**What to work on**.
Starting at the first line of the listing below, repeat each line exactly until the line containing "const fmt = v", which you include. Leave out pictures.

[Raw records]
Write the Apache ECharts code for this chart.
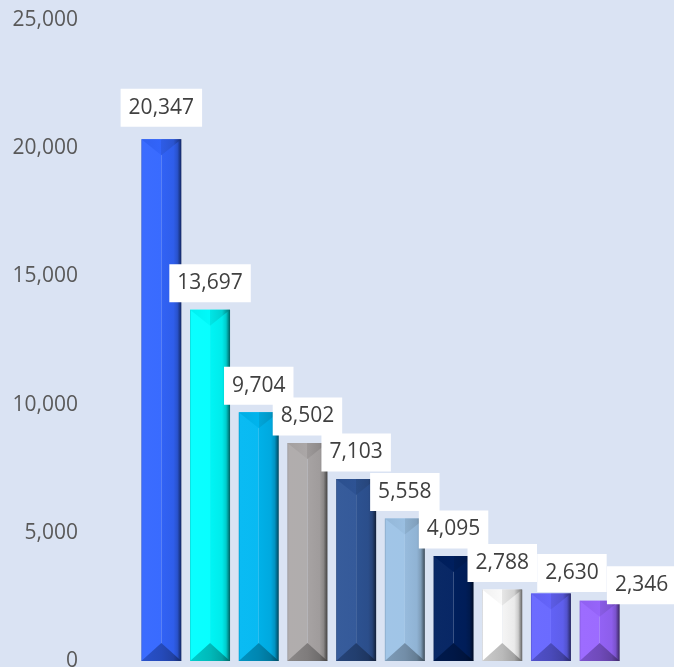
<!DOCTYPE html>
<html>
<head>
<meta charset="utf-8">
<script src="https://cdn.jsdelivr.net/npm/echarts@6/dist/echarts.min.js"></script>
<style>
  html, body { margin: 0; padding: 0; background: #dae3f3; }
  #chart { width: 674px; height: 667px; }
</style>
</head>
<body>
<div id="chart"></div>
<script>
// Categories (not labelled on the axis) and their values
const categories = ['Item 1', 'Item 2', 'Item 3', 'Item 4', 'Item 5', 'Item 6', 'Item 7', 'Item 8', 'Item 9', 'Item 10'];
const values = [20347, 13697, 9704, 8502, 7103, 5558, 4095, 2788, 2630, 2346];

// Value axis ticks
const yMin = 0;
const yMax = 25000;
const yStep = 5000;

// Fill colour of each bar
const barColors = ['#3366ff', '#00ffff', '#00b8f2', '#aeaaaa', '#2f5597', '#9dc3e6', '#002060', '#ffffff', '#6666ff', '#9966ff'];

// Manual nudges for a few value labels [dx, dy]
const labelShift = { 0: [0, -5], 8: [21, 6], 9: [42, 11] };

const fmt = v => String(v).replace(/\B(?=(\d{3})+(?!\d))/g, ',');

function rgb(hex) {
  const h = hex.replace('#', '');
  return [0, 2, 4].map(k => parseInt(h.slice(k, k + 2), 16));
}
// blend a colour toward white ('w') or black ('k')
function mix(hex, to, t) {
  const target = to === 'w' ? 255 : 0;
  return 'rgb(' + rgb(hex).map(c => Math.round(c + (target - c) * t)).join(',') + ')';
}
function hGrad(stops) {
  return { type: 'linear', x: 0, y: 0, x2: 1, y2: 0, colorStops: stops.map(s => ({ offset: s[0], color: s[1] })) };
}

// Bevelled column: two side facets, a top and a bottom triangular facet
function renderBevelBar(params, api) {
  const i = params.dataIndex;
  const top = api.coord([api.value(0), api.value(1)]);
  const bottom = api.coord([api.value(0), 0]);
  const band = api.size([1, 0])[0];
  const w = Math.round(band * 0.82);
  const xc = top[0];
  const x0 = xc - w / 2;
  const x1 = xc + w / 2;
  const yT = top[1];
  const yB = bottom[1];
  const h = yB - yT;
  const base = barColors[i];
  const dT = Math.min(w * 0.4, h / 2);
  const dB = Math.min(w * 0.45, h / 2);

  return {
    type: 'group',
    children: [
      {
        type: 'rect',
        shape: { x: x0, y: yT, width: w / 2, height: h },
        style: { fill: hGrad([[0, mix(base, 'k', 0.18)], [0.06, mix(base, 'w', 0.04)], [1, mix(base, 'w', 0.03)]]) }
      },
      {
        type: 'rect',
        shape: { x: xc, y: yT, width: w / 2, height: h },
        style: { fill: hGrad([[0, mix(base, 'k', 0.04)], [0.6, mix(base, 'k', 0.08)], [0.8, mix(base, 'k', 0.2)], [1, mix(base, 'k', 0.62)]]) }
      },
      {
        type: 'polygon',
        shape: { points: [[x0, yT], [x1, yT], [xc, yT + dT]] },
        style: {
          fill: hGrad([[0, mix(base, 'k', 0.06)], [0.5, mix(base, 'k', 0.02)], [0.5, mix(base, 'k', 0.1)], [0.8, mix(base, 'k', 0.18)], [1, mix(base, 'k', 0.55)]])
        }
      },
      {
        type: 'polygon',
        shape: { points: [[x0, yB], [x1, yB], [xc, yB - dB]] },
        style: {
          fill: hGrad([[0, mix(base, 'k', 0.2)], [0.5, mix(base, 'k', 0.27)], [0.8, mix(base, 'k', 0.36)], [1, mix(base, 'k', 0.6)]])
        }
      }
    ]
  };
}

const chart = echarts.init(document.getElementById('chart'), null, { renderer: 'canvas' });

chart.setOption({
  backgroundColor: '#dae3f3',
  animation: false,
  grid: { left: 137, right: 50, top: 20, bottom: 6, containLabel: false, outerBoundsMode: 'none' },
  xAxis: {
    type: 'category',
    data: categories,
    axisLine: { show: false },
    axisTick: { show: false },
    axisLabel: { show: false },
    splitLine: { show: false }
  },
  yAxis: {
    type: 'value',
    min: yMin,
    max: yMax,
    interval: yStep,
    axisLine: { show: false },
    axisTick: { show: false },
    splitLine: { show: false },
    axisLabel: {
      margin: 59,
      color: '#595959',
      fontFamily: 'Open Sans',
      fontSize: 21,
      formatter: v => fmt(v)
    }
  },
  series: [
    {
      type: 'custom',
      renderItem: renderBevelBar,
      data: values.map((v, i) => [categories[i], v]),
      encode: { x: 0, y: 1 },
      z: 2,
      silent: true
    },
    {
      type: 'bar',
      data: values.map((v, i) => labelShift[i] ? { value: v, label: { offset: labelShift[i] } } : v),
      barWidth: 40,
      itemStyle: { color: 'rgba(0,0,0,0)' },
      z: 5,
      silent: true,
      label: {
        show: true,
        position: 'top',
        distance: 7.5,
        formatter: p => fmt(p.value),
        color: '#404040',
        fontFamily: 'Open Sans',
        fontSize: 21,
        lineHeight: 26,
        backgroundColor: '#ffffff',
        padding: [6, 8]
      }
    }
  ]
});
</script>
</body>
</html>
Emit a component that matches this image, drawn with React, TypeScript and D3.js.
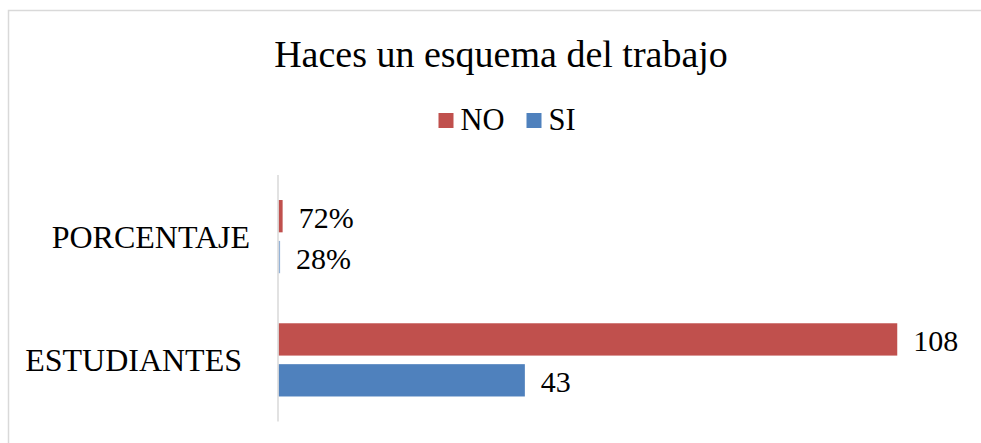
import React from "react";
import * as d3 from "d3";

const categories = ["PORCENTAJE", "ESTUDIANTES"];
const seriesNames = ["NO", "SI"];
const noValues = [0.72, 108];
const siValues = [0.28, 43];
const noLabels = ["72%", "108"];
const siLabels = ["28%", "43"];
const seriesColors = ["#C0504D", "#4F81BD"];

const W = 981;
const H = 443;
const FONT = "Liberation Serif, Tinos, Times New Roman, serif";

export default function App() {
  const x = d3.scaleLinear().domain([0, 120]).range([278.5, 966]);
  const y = d3
    .scaleBand<string>()
    .domain(categories)
    .range([175, 421.5])
    .paddingInner(0.406)
    .paddingOuter(0.203);
  const ys = d3
    .scaleBand<string>()
    .domain(seriesNames)
    .range([0, y.bandwidth()])
    .paddingInner(0.21)
    .paddingOuter(0);

  const seriesVals = [noValues, siValues];
  const seriesLabels = [noLabels, siLabels];
  const catLabelRight: Record<string, number> = { PORCENTAJE: 250, ESTUDIANTES: 242 };
  const ts = { fontFamily: FONT };

  return (
    <svg
      width={W}
      height={H}
      style={{ position: "absolute", left: 0, top: 0, background: "#fff", fontFamily: FONT }}
    >
      <rect x={0} y={0} width={W} height={H} fill="#fff" />
      <rect x={8.5} y={10.5} width={1100} height={600} fill="none" stroke="#d9d9d9" strokeWidth={1.5} />
      <text x={501} y={66.5} textAnchor="middle" fontSize={38} fill="#000" style={ts}>
        Haces un esquema del trabajo
      </text>
      {seriesNames.map((s, i) => {
        const lx = [438.5, 526.5][i];
        return (
          <g key={s}>
            <rect x={lx} y={113} width={15} height={15} fill={seriesColors[i]} />
            <text x={lx + 22} y={129.5} fontSize={30.5} fill="#000" style={ts}>
              {s}
            </text>
          </g>
        );
      })}
      {categories.map((c, ci) => (
        <g key={c}>
          {seriesNames.map((s, si) => {
            const v = seriesVals[si][ci];
            const by = (y(c) ?? 0) + (ys(s) ?? 0);
            const bw = x(v) - x(0);
            return (
              <g key={s}>
                <rect
                  x={x(0)}
                  y={by}
                  width={Math.max(bw, 1.2)}
                  height={ys.bandwidth()}
                  fill={seriesColors[si]}
                  opacity={ci === 0 && si === 1 ? 0.6 : 1}
                />
                <text x={x(v) + 16} y={by + ys.bandwidth() / 2 + 12} fontSize={30} fill="#000" style={ts}>
                  {seriesLabels[si][ci]}
                </text>
              </g>
            );
          })}
          <text
            x={catLabelRight[c]}
            y={(y(c) ?? 0) + y.bandwidth() / 2 + 11}
            textAnchor="end"
            fontSize={32}
            fill="#000"
            style={ts}
          >
            {c}
          </text>
        </g>
      ))}
      <line x1={278} x2={278} y1={175} y2={421.5} stroke="#d9d9d9" strokeWidth={1.5} />
    </svg>
  );
}
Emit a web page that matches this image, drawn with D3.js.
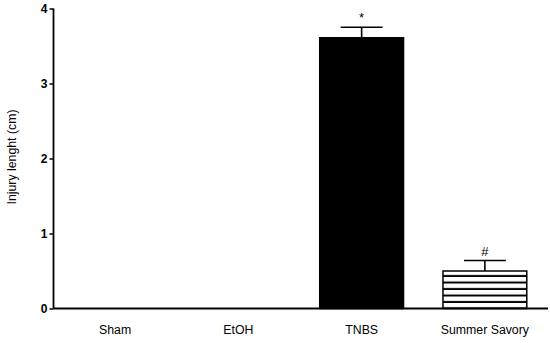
<!DOCTYPE html>
<html>
<head>
<meta charset="utf-8">
<script src="https://cdn.jsdelivr.net/npm/d3@7"></script>
<style>
  body { margin: 0; background: #fff; }
  svg { display: block; font-family: "Liberation Sans", Arial, sans-serif; }
</style>
</head>
<body>
<div id="chart"></div>
<script>
var groups = ["Sham", "EtOH", "TNBS", "Summer Savory"];
var means = [0, 0, 3.61, 0.50];
var sems = [0, 0, 0.14, 0.14];
var marks = ["", "", "*", "#"];
var yTicks = [0, 1, 2, 3, 4];

var width = 550, height = 343;
var svg = d3.select("#chart").append("svg").attr("width", width).attr("height", height);

var x = d3.scaleBand().domain(groups).range([53.5, 546.5]).paddingInner(0.32).paddingOuter(0.16);
var y = d3.scaleLinear().domain([0, 4]).range([308.5, 8.5]);

// stripes for the last bar
var defs = svg.append("defs");
var pat = defs.append("pattern").attr("id", "stripes").attr("patternUnits", "userSpaceOnUse")
    .attr("width", 10).attr("height", 6.5).attr("y", 270.5);
pat.append("rect").attr("width", 10).attr("height", 6.5).attr("fill", "#fff");
pat.append("rect").attr("y", 4.5).attr("width", 10).attr("height", 2.5).attr("fill", "#000");

var fills = ["#000", "#000", "#000", "url(#stripes)"];

var bars = svg.append("g");
groups.forEach(function(g, i) {
    if (means[i] <= 0) return;
    var cx = x(g) + x.bandwidth() / 2;
    // error bar
    bars.append("line").attr("x1", cx).attr("x2", cx)
        .attr("y1", y(means[i])).attr("y2", y(means[i] + sems[i]))
        .attr("stroke", "#000").attr("stroke-width", 1.6);
    bars.append("line").attr("x1", cx - x.bandwidth() / 4).attr("x2", cx + x.bandwidth() / 4)
        .attr("y1", y(means[i] + sems[i])).attr("y2", y(means[i] + sems[i]))
        .attr("stroke", "#000").attr("stroke-width", 1.6);
    bars.append("rect").attr("x", x(g)).attr("width", x.bandwidth())
        .attr("y", y(means[i])).attr("height", y(0) - y(means[i]))
        .attr("fill", fills[i]).attr("stroke", "#000").attr("stroke-width", 1.5);
    bars.append("text").attr("x", cx).attr("y", y(means[i] + sems[i]) - 5)
        .attr("text-anchor", "middle").attr("font-size", 13).text(marks[i]);
});

// axes
var yAxis = svg.append("g").attr("transform", "translate(53.5,0)")
    .call(d3.axisLeft(y).tickValues(yTicks).tickFormat(d3.format("d")).tickSize(4).tickPadding(2));
yAxis.select(".domain").attr("stroke-width", 1.8).attr("d", "M0," + y(4) + "V" + y(0));
yAxis.selectAll(".tick line").attr("stroke-width", 1.5);
yAxis.selectAll("text").attr("font-size", 12).attr("font-weight", "bold")
    .attr("font-family", "Liberation Sans, Arial, sans-serif").attr("fill", "#000");

var xAxis = svg.append("g").attr("transform", "translate(0," + y(0) + ")")
    .call(d3.axisBottom(x).tickSize(0).tickPadding(17));
xAxis.select(".domain").attr("stroke-width", 1.8).attr("d", "M53.5,0H548");
xAxis.selectAll("text").attr("font-size", 12.3)
    .attr("font-family", "Liberation Sans, Arial, sans-serif").attr("fill", "#000");

svg.append("text").attr("transform", "translate(16,157) rotate(-90)")
    .attr("text-anchor", "middle").attr("font-size", 12.3).text("Injury lenght (cm)");
</script>
</body>
</html>
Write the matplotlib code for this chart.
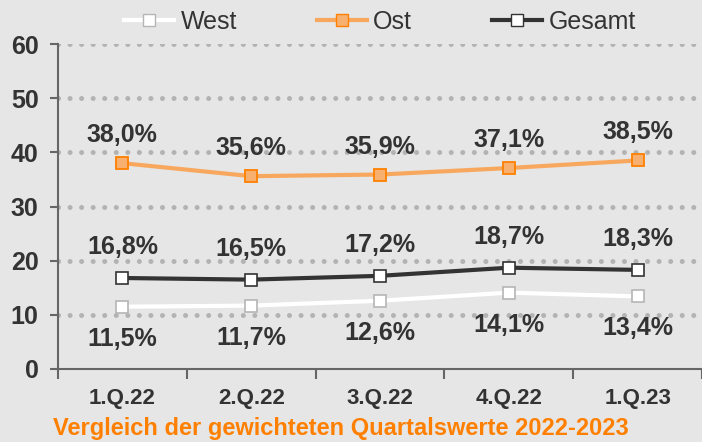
import numpy as np
import matplotlib.pyplot as plt
from matplotlib.lines import Line2D

plt.rcParams['font.family'] = ['Liberation Sans', 'DejaVu Sans']

# Daten
quartale = ['1.Q.22', '2.Q.22', '3.Q.22', '4.Q.22', '1.Q.23']
west = [11.5, 11.7, 12.6, 14.1, 13.4]
ost = [38.0, 35.6, 35.9, 37.1, 38.5]
gesamt = [16.8, 16.5, 17.2, 18.7, 18.3]

bg = '#e6e6e6'
textfarbe = '#333333'
orange_linie = '#f8a85e'
orange_titel = '#ff8000'

fig = plt.figure(figsize=(7.02, 4.42), dpi=100, facecolor=bg)
ax = fig.add_axes([58 / 702, 1 - 369 / 442, 1 - 58 / 702, 325 / 442])
ax.set_facecolor(bg)

x = np.arange(len(quartale))

# Gitterlinien (gepunktet)
for y in range(10, 61, 10):
    ax.axhline(y, color='#b3b3b3', linewidth=3.6, linestyle=(0, (0.01, 2.3)),
               dash_capstyle='round', zorder=1)

ax.plot(x, west, color='white', linewidth=3, marker='s', markersize=9,
        markerfacecolor='white', markeredgecolor='#b5b5b5', markeredgewidth=1.2, zorder=3)
ax.plot(x, ost, color=orange_linie, linewidth=3, marker='s', markersize=9,
        markerfacecolor='#f8b070', markeredgecolor='#ff8000', markeredgewidth=1.3, zorder=3)
ax.plot(x, gesamt, color='#333333', linewidth=3, marker='s', markersize=9,
        markerfacecolor='white', markeredgecolor='#333333', markeredgewidth=1.2, zorder=3)

def fmt(v):
    return f'{v:.1f}%'.replace('.', ',')

for xi, v in zip(x, ost):
    ax.annotate(fmt(v), (xi, v), xytext=(0, 28), textcoords='offset pixels',
                ha='center', va='center', fontsize=18, fontweight='bold', color=textfarbe)
for xi, v in zip(x, gesamt):
    ax.annotate(fmt(v), (xi, v), xytext=(0, 31), textcoords='offset pixels',
                ha='center', va='center', fontsize=18, fontweight='bold', color=textfarbe)
for xi, v in zip(x, west):
    ax.annotate(fmt(v), (xi, v), xytext=(0, -32), textcoords='offset pixels',
                ha='center', va='center', fontsize=18, fontweight='bold', color=textfarbe)

ax.set_xlim(-0.5, 4.5)
ax.set_ylim(0, 60)
ax.set_yticks(range(0, 61, 10))
ax.set_xticks(x)
ax.set_xticklabels(quartale)
ax.set_xticks(np.arange(-0.5, 4.6, 1), minor=True)
ax.tick_params(axis='x', which='major', length=0, pad=14, labelsize=16, labelcolor=textfarbe)
ax.tick_params(axis='x', which='minor', length=7, width=1.5, color='#666666', direction='out')
ax.tick_params(axis='y', length=6, width=1.5, color='#666666', pad=8, labelsize=18,
               labelcolor=textfarbe)
for lab in ax.get_xticklabels() + ax.get_yticklabels():
    lab.set_fontweight('bold')

for s in ['top', 'right']:
    ax.spines[s].set_visible(False)
ax.spines['left'].set_color('#666666')
ax.spines['left'].set_linewidth(1.5)
ax.spines['bottom'].set_color('#666666')
ax.spines['bottom'].set_linewidth(1.5)

handles = [
    Line2D([], [], color='white', linewidth=3, marker='s', markersize=9,
           markerfacecolor='white', markeredgecolor='#b5b5b5'),
    Line2D([], [], color=orange_linie, linewidth=3, marker='s', markersize=9,
           markerfacecolor='#f8b070', markeredgecolor='#ff8000'),
    Line2D([], [], color='#333333', linewidth=3, marker='s', markersize=9,
           markerfacecolor='white', markeredgecolor='#333333'),
]
fig.legend(handles, ['West', 'Ost', 'Gesamt'], loc='center', bbox_to_anchor=(380 / 702, 0.95),
           ncol=3, frameon=False, fontsize=18, handlelength=2.0, handletextpad=0.25,
           columnspacing=3.2, labelcolor=textfarbe)

fig.text(341 / 702, 1 - 428 / 442, 'Vergleich der gewichteten Quartalswerte 2022-2023',
         ha='center', va='center', fontsize=17, fontweight='bold', color=orange_titel)

fig.savefig('out.png', dpi=100, facecolor=bg)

**Response**.
Write the Apache ECharts code for this chart.
<!DOCTYPE html>
<html>
<head>
<meta charset="utf-8">
<script src="https://cdn.jsdelivr.net/npm/echarts@6/dist/echarts.min.js"></script>
<style>
  html, body { margin: 0; padding: 0; background: #dae3f3; }
  #chart { width: 674px; height: 667px; }
</style>
</head>
<body>
<div id="chart"></div>
<script>
// Categories (not labelled on the axis) and their values
const categories = ['Item 1', 'Item 2', 'Item 3', 'Item 4', 'Item 5', 'Item 6', 'Item 7', 'Item 8', 'Item 9', 'Item 10'];
const values = [20347, 13697, 9704, 8502, 7103, 5558, 4095, 2788, 2630, 2346];

// Value axis ticks
const yMin = 0;
const yMax = 25000;
const yStep = 5000;

// Fill colour of each bar
const barColors = ['#3366ff', '#00ffff', '#00b8f2', '#aeaaaa', '#2f5597', '#9dc3e6', '#002060', '#ffffff', '#6666ff', '#9966ff'];

// Manual nudges for a few value labels [dx, dy]
const labelShift = { 0: [0, -5], 8: [21, 6], 9: [42, 11] };

const fmt = v => String(v).replace(/\B(?=(\d{3})+(?!\d))/g, ',');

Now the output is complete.